Os aspectos técnicos são outro ponto forte da estreia dos irmãos Philippou na tela do cinema. Os excelentes efeitos práticos expandem o leque de possibilidades narrativas na caixa de brinquedos dos diretores. Algo que o esquema de produção em massa de Hollywood tem diluído em boa parte dos filmes de estúdio é o senso físico de peso e textura em suas produções. Muito da percepção que fazem histórias ficcionais soarem reais na cabeça do público tem se perdido com o uso indiscriminado e por vezes injustificável de efeitos digitais no Cinema. Fale Comigo se beneficia de suas próprias limitações orçamentárias que combina direitinho com a criatividade de seus diretores. O resultado disso são cenas de violência gráfica brutais e surpreendentemente efetivas, agravadas pelo ótimo trabalho de som do filme.

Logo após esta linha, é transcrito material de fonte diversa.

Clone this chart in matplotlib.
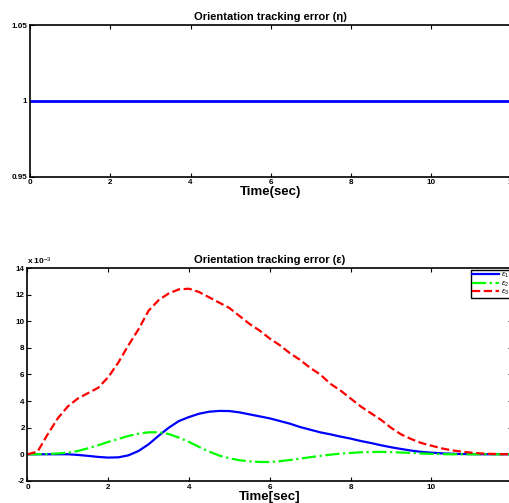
import numpy as np
import matplotlib.pyplot as plt

plt.rcParams['font.family'] = ['Liberation Sans', 'DejaVu Sans']
plt.rcParams['mathtext.fontset'] = 'custom'
plt.rcParams['mathtext.rm'] = 'Liberation Sans'
plt.rcParams['mathtext.it'] = 'Liberation Sans:italic'
plt.rcParams['axes.unicode_minus'] = False

# time samples (sec)
t = np.arange(0, 12.01, 0.25)

# eta (scalar part) stays at 1
eta = [1.0] * len(t)

# vector part, units of 1e-3
eps1 = [0, 0, 0, 0, 0, -0.05, -0.12, -0.2, -0.25, -0.23, -0.08, 0.25, 0.75,
        1.4, 2.0, 2.5, 2.8, 3.05, 3.2, 3.26, 3.25, 3.15, 3.0, 2.85, 2.7, 2.5,
        2.3, 2.05, 1.85, 1.65, 1.5, 1.33, 1.18, 1.0, 0.85, 0.68, 0.53, 0.4,
        0.28, 0.18, 0.12, 0.07, 0.04, 0.02, 0.01, 0, 0, 0, 0]
eps2 = [0, 0, 0.02, 0.06, 0.12, 0.25, 0.45, 0.68, 0.93, 1.15, 1.38, 1.55,
        1.65, 1.66, 1.52, 1.25, 0.93, 0.55, 0.2, -0.1, -0.3, -0.45, -0.53,
        -0.58, -0.58, -0.52, -0.43, -0.33, -0.22, -0.12, -0.03, 0.05, 0.1,
        0.15, 0.17, 0.18, 0.16, 0.13, 0.1, 0.06, 0.03, 0.01, 0, 0, 0, 0, 0,
        0, 0]
eps3 = [0, 0.2, 1.5, 2.7, 3.6, 4.2, 4.6, 5.0, 5.8, 6.9, 8.2, 9.4, 10.8, 11.6,
        12.1, 12.4, 12.45, 12.2, 11.8, 11.4, 11.0, 10.4, 9.8, 9.3, 8.7, 8.2,
        7.6, 7.1, 6.5, 6.0, 5.3, 4.8, 4.2, 3.6, 3.1, 2.6, 2.0, 1.5, 1.15, 0.85,
        0.65, 0.45, 0.3, 0.2, 0.12, 0.06, 0.03, 0.01, 0]

fig = plt.figure(figsize=(5.09, 5.03), dpi=100)

# top plot
ax1 = fig.add_axes([0.059, 0.649, 0.946, 0.301])
ax1.plot(t, eta, color='#0000ff', lw=2)
ax1.set_xlim(0, 12)
ax1.set_ylim(0.95, 1.05)
ax1.set_xticks(range(0, 13, 2))
ax1.set_yticks([0.95, 1.0, 1.05])
ax1.set_yticklabels(['0.95', '1', '1.05'])
ax1.set_title('Orientation tracking error (η)', fontsize=8, fontweight='bold', pad=4)
ax1.set_xlabel('Time(sec)', fontsize=9.5, fontweight='bold', labelpad=0)

# bottom plot
ax2 = fig.add_axes([0.054, 0.044, 0.952, 0.423])
ax2.plot(t, eps1, color='#0000ff', lw=1.6, label=r'$\epsilon_1$')
ax2.plot(t, eps2, color='#00ff00', lw=1.6, ls='-.', label=r'$\epsilon_2$')
ax2.plot(t, eps3, color='#ff0000', lw=1.6, ls='--', label=r'$\epsilon_3$')
ax2.set_xlim(0, 12)
ax2.set_ylim(-2, 14)
ax2.set_xticks(range(0, 11, 2))
ax2.set_yticks(range(-2, 15, 2))
ax2.set_title('Orientation tracking error (ε)', fontsize=8, fontweight='bold', pad=4)
ax2.set_xlabel('Time[sec]', fontsize=9.5, fontweight='bold', labelpad=0)
ax2.text(0.0, 1.005, r'x 10$^{-3}$', transform=ax2.transAxes, fontsize=6,
         fontweight='bold', ha='left', va='bottom')
leg = ax2.legend(loc='upper right', fontsize=5.5, fancybox=False, framealpha=1,
                 edgecolor='black', handlelength=3.5, borderpad=0.15,
                 labelspacing=-0.1, handletextpad=0.3, borderaxespad=0.25)
leg.get_frame().set_linewidth(1)

for ax in (ax1, ax2):
    ax.tick_params(direction='in', top=True, right=True, labelsize=5.8,
                   length=3, width=0.8, pad=2)
    for lab in ax.get_xticklabels() + ax.get_yticklabels():
        lab.set_fontweight('bold')
    for s in ax.spines.values():
        s.set_linewidth(1.2)

plt.savefig('out.png', dpi=100)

A atmosfera aterrorizante do filme vai muito além dos sustos baratos pasteurizados: a construção do suspense consegue segurar a atenção do público abusando da técnica competente de sua equipe para elevar o nível da história sendo contada. Para cineastas de 1ª viagem, os irmãos Philippou têm um admirável senso cinematográfico. Ainda que de forma discreta devido à modesta escala do filme, eles parecem entender muito bem como funciona o conceito de Audiovisual. Os dois, aliás, deixaram de estrear na direção de um filme do DCEU para debutar com esta produção.
Créditos: Diamond Films Brasil/Divulgação
O longa teve suporte financeiro da SAFC (South Australian Film Corporation) em parceria com a Screen Australia, Adelaide Film Festival, Gold Standard e KOJO Studios.
A cereja do bolo do longa é seu elenco. Os destaques são Sophie Wilde e Joe Bird. Wilde carrega o filme, sendo a personagem com mais camadas e melhor desenvolvida pelo roteiro, costurando as demais subtramas e trazendo muita verdade aos traumas de sua protagonista. Boa parte da atuação de Wilde se resume a expressar o desconforto emocional de Mia, enquanto a personagem tenta viver sua vida e se relacionar com suas amizades, além de lidar com sua relação delicada com o pai, Max (Marcus Johnson), enquanto fica presa ao passado pela perda da mãe. A visceral performance de Joe Bird, por sua vez, vale menção devido à fisicalidade que o ator traz ao filme. O personagem poderia ser apenas o irmão da amiga da protagonista, mas a atuação de Bird mostra camadas inesperadas entre a criança vulnerável que quer desesperadamente fazer parte de algo e a persona agressiva e descontrolada manifestada quando o Mal despertado pelo grupo se recusa violentamente a abandonar seu corpo. As cenas protagonizadas por ele são dignas dos piores pesadelos.
A estreia dos Philippou no Cinema opta por abrir mão de um final sangrento para construir uma conclusão simples e efetiva, mas devastadora. Fale Comigo é uma grande surpresa no gênero do Horror, evitando atalhos fáceis para construir uma obra atmosférica que reflete sobre a vulnerabilidade da juventude e os impactos emocionais do luto. Mas sem abrir mão da diversão.